The tipping point

Jul 16, 2014 at 5:00 am

Legislation to increase the minimum wage in Louisville is about to take off full-steam ahead in the next several weeks. One of the toughest battles in this #raisethewage campaign will be the effort to include tipped employees (namely restaurant servers) in a wage increase.

As I’ve described in this column before, the tipped minimum wage has been stuck at $2.13 an hour since 1991. Each time the regular minimum wage has gone up, tipped workers have been sold out. As the minimum wage legislative fight moves forward in Louisville, we have the opportunity to include raising the tipped minimum wage to at least $3 or $3.50 an hour. This is why I need your help.

The Community Affairs Committee of the Metro Council has agreed to allow four speaking slots at their next meeting for folks to talk about the issue of why Louisville needs to include tipped workers in the legislation. Flaco Aleman of Kentucky Jobs with Justice has been instrumental in moving these discussions forward with an insistence that tipped employees not be left out of the discussion. The team of servers and restaurant workers who have been working with KJWJ on this issue have committed to the Community Affairs Committee that we can turn out 25 tipped employees to sit in the audience in a showing of solidarity on this issue.

Ideally, legislators would support this effort because it is the right thing to do, but many of the more moderate or right-leaning council members need to see a demonstration of public support and people power on this issue before they will vote to support it. This hearing is being chaired by Councilwoman Attica Scott, who has been our strongest advocate in City Hall. Aside from committee members, those Metro Council folks who are still on the fence about whether or not to include tipped workers will either be present at this hearing or watching it on TV. We will be meeting with the Community Affairs Committee on Wednesday, July 16, at 1:30 p.m., the day this edition of LEO Weekly comes out.
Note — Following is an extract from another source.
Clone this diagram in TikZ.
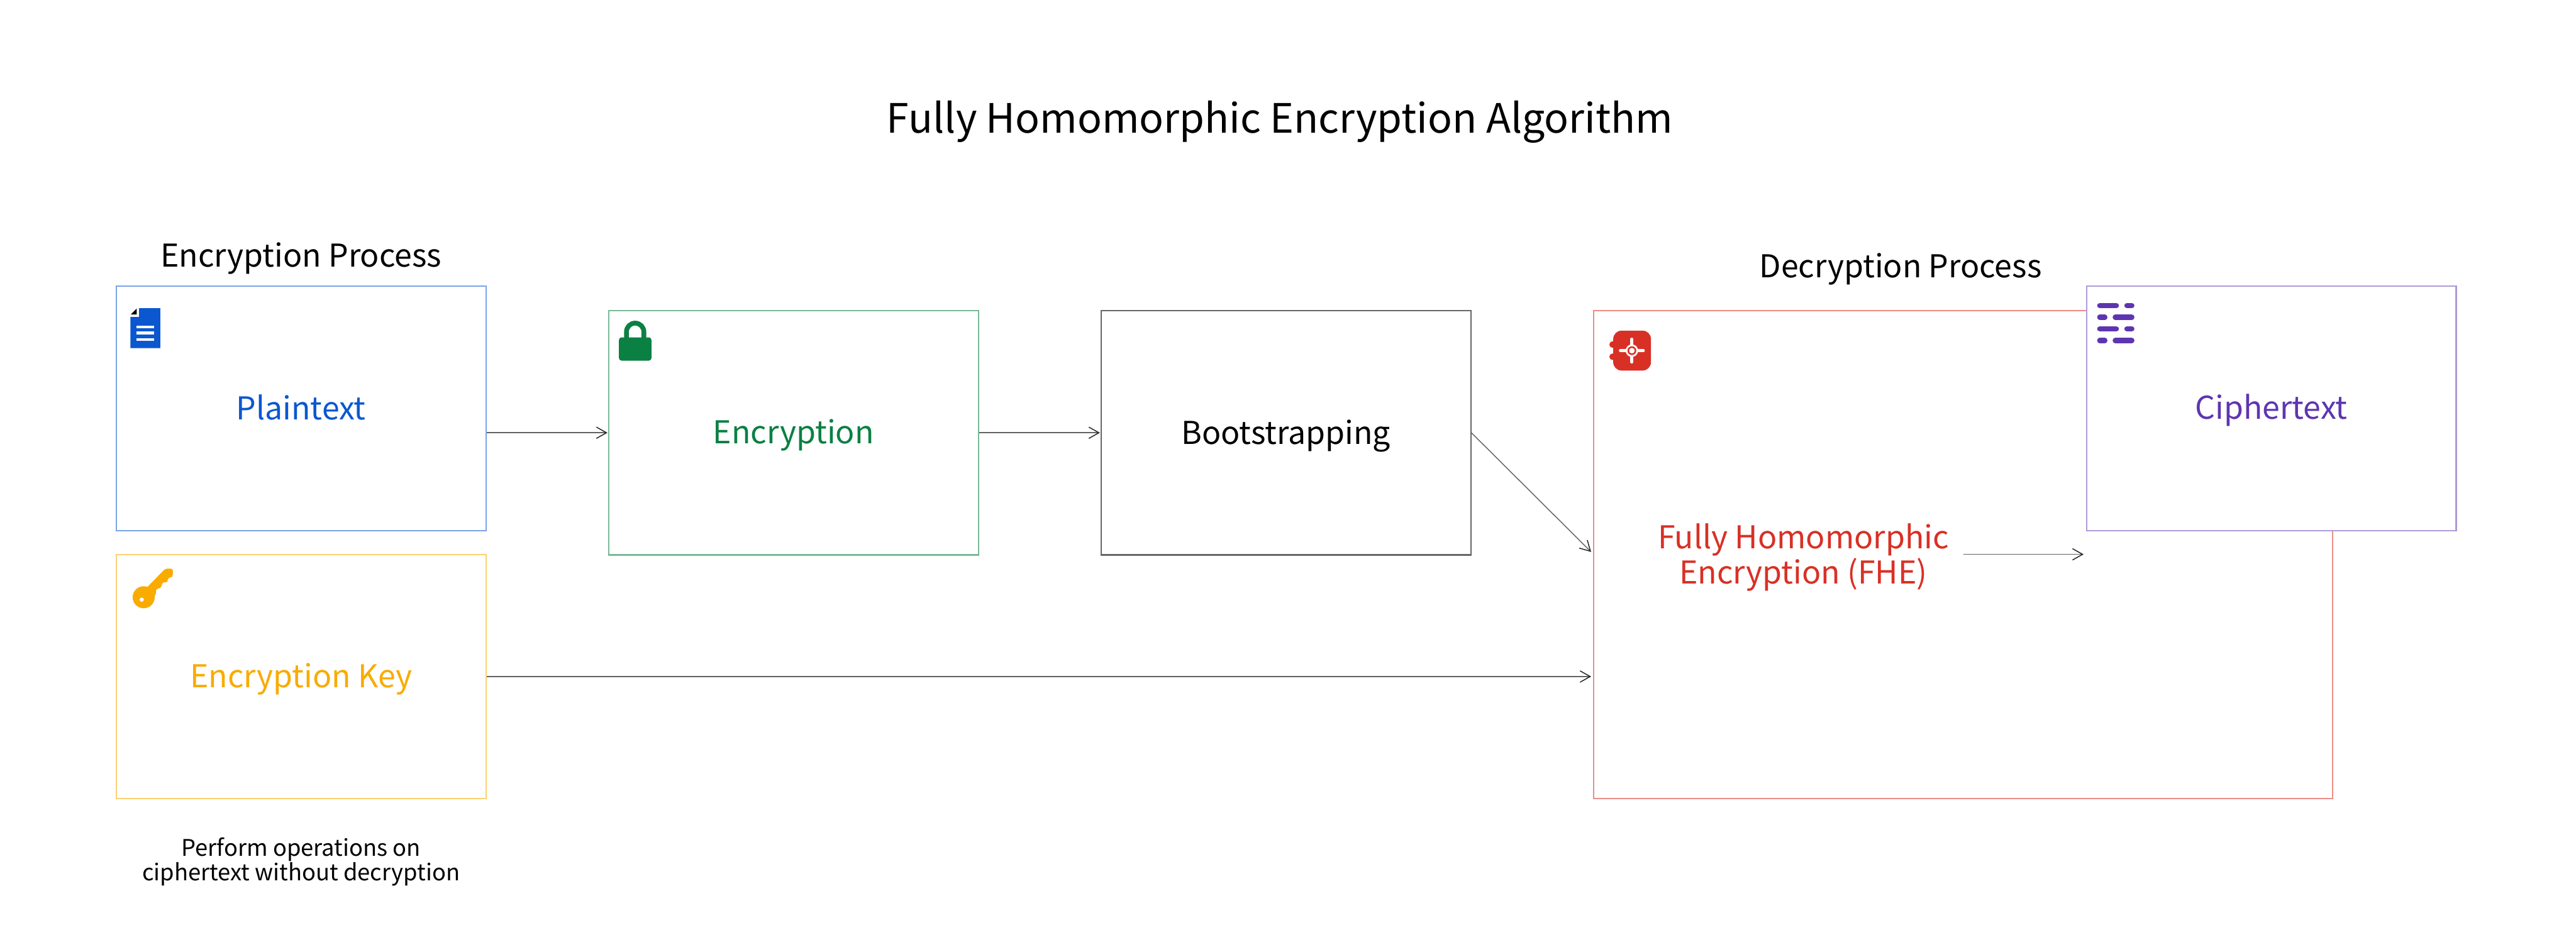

If you’re an early riser who reads this before 1:30, please join us at the Metro Council Chambers at City Hall, 601 W. Jefferson St. If you don’t make it to this meeting, please email or call your council representative and tell her or him that you support a raise to the minimum wage that includes tipped employees. You can visit louisvilleky.gov for an easy-to-navigate website that provides a quick link for emailing any individual legislator or all of them at once.
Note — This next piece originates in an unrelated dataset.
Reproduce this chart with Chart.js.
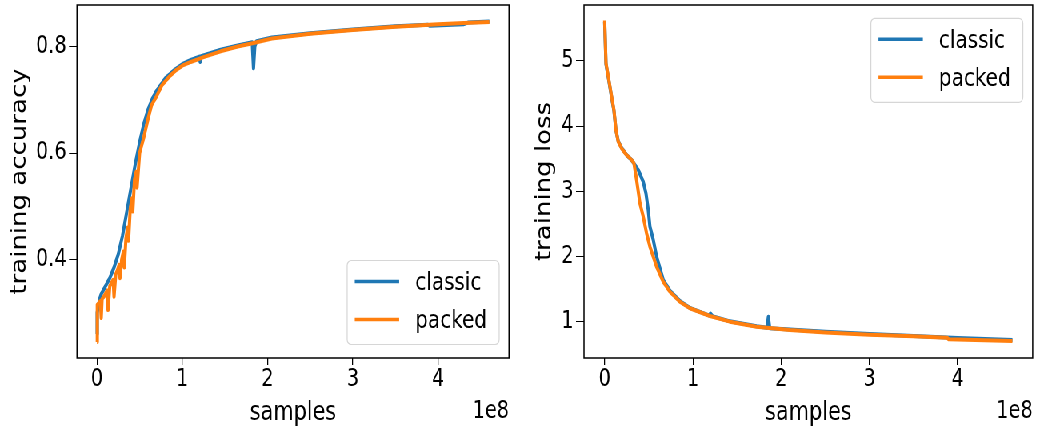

The fate of the tipped minimum wage increase in Louisville is literally hanging on by a thread, and the help of you wonderful LEO readers can secure it. Remember: Ain’t no power like the power of the people, ’cause the power of the people don’t stop!

In pop culture news, last week actress and transgender rights advocate Laverne Cox was announced as an Emmy nominee for Outstanding Guest Actress in a Comedy Series for her role as Sophia Burset in Netflix’s “Orange Is the New Black.” This makes Cox the first openly transgender actress to be nominated for an Emmy Award. History, dahling!

I have been a Laverne Cox fan since she first appeared on one of Diddy’s MTV reality shows many years ago. If nothing else, Cox has almost single-handedly increased our nation’s recent popular dialogue about trans people and trans issues. I look forward to her upcoming MTV and Logo documentary “Trans Teen,” which airs on both networks simultaneously this fall and will spotlight the lives of trans young people ages 14 to 24. Cox is a phenomenal equal rights activist, feminist and role model for people of all genders and races.

It was widely reported last week that the new Kentucky Kingdom amusement park ejected Jesse Colter for wearing a red Speedo in the water park. According to Colter, an officer with the Louisville Metro Police Department also called him “queer” and threatened to lock him up for the contested swimwear. This happened around the same time the park also allegedly told a nursing mother that she’d have to breastfeed her baby in a bathroom. Kentucky Kingdom President Ed Hart now says the amusement park has “absolutely no restrictions” on breastfeeding, although an initial statement by the park said that nursing mothers must use “discretion,” whatever that means.